W czwartek sejm zdecydował o uchyleniu immunitetu Janowi Krzysztofowi Ardanowskiemu. Prokuratura Regionalna w Warszawie zamierza postawić mu zarzuty i przekonuje, że ma twarde dowody. Były minister rolnictwa twierdzi, że to on ma rację, a Skarb Państwa nie stracił na skupie jabłek przemysłowych przez spółkę Eskimos.
Sejm zdecydował
20 lutego Sejm przegłosował przyjęcie dwóch wniosków o wyrażenie zgody na pociągnięcie do odpowiedzialności karnej posła Ardanowskiego.

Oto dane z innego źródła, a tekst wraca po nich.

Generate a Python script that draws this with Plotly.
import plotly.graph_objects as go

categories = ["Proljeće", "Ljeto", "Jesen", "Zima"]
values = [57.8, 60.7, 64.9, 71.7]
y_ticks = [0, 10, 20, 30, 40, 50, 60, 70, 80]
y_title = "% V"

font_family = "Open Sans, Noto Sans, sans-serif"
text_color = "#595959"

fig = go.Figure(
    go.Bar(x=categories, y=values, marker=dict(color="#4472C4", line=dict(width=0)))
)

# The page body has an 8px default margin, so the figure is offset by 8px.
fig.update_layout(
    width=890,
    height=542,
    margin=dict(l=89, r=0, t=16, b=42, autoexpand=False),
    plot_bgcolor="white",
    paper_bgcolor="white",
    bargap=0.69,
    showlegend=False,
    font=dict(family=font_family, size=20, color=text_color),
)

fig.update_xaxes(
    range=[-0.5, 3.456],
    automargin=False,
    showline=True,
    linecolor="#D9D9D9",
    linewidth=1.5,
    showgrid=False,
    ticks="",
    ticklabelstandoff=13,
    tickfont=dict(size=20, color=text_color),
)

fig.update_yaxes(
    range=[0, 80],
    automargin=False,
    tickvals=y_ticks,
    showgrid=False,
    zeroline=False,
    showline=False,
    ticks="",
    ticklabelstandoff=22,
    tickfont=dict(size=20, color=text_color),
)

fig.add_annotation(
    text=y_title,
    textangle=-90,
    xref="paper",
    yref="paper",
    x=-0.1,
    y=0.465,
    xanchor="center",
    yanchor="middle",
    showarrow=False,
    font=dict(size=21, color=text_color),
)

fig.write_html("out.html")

Pierwszy punkt poparło 238 posłów, przy 195 głosach przeciw. W drugim głosowaniu „za” było 236 osób, a „przeciw” – 197. Co ciekawe, nikt nie wstrzymał się od głosu.
Eskimos i Bielmlek
Sprawy, w których prokuratura zamierza postawić Janowi K. Ardanowskiemu zarzuty, są związane z dwoma głośnymi aferami. Chodzi o sprawę spółki Eskimos (interwencyjny skup jabłek) i upadłości Spółdzielni Mleczarskiej Bielmlek z Bielska Podlaskiego. Prokuratorzy nie mają wątpliwości, że poseł Jan K. Ardanowski popełnił przestępstwa, narażając Skarb Państwa na straty rzędu kilkudziesięciu milionów złotych.
– Jestem przekonany, że tu są tylko intencje polityczne lub inne, bliżej nieznane, które mają mnie poniżyć w oczach opinii publicznej i uniemożliwić mi wypełnianie mandatu posła – mówił 4 lutego Ardanowski podczas posiedzenia sejmowej Komisji Regulaminowej, Spraw Poselskich i Immunitetowych. To właśnie członkowie tej komisji ostatecznie zarekomendowali Sejmowi, aby odebrać byłemu ministrowi rolnictwa immunitet.
Poseł stale przypomina, że gwarancja kredytowa dla spółki Eskimos S.A. wynosiła niecałe 100 milionów złotych. Natomiast po działaniach CBA, KOWR przejął wyprodukowany koncentrat jabłkowy, sok i spirytus warte w sumie ponad 114 milionów zł. Gdzie zatem w powyższym rachunku straty skarbu państwa, o których mówi prokuratura?
Po tym, jak z sejmu spłyną do prokuratury odpowiednie dokumenty, poseł Ardanowski będzie wezwany na przesłuchanie w charakterze podejrzanego. Jak szybko akt oskarżenia trafi do sądu? Kiedy rozpocznie się proces? Na te tematy rzecznik Prokuratury Regionalnej nie chce spekulować.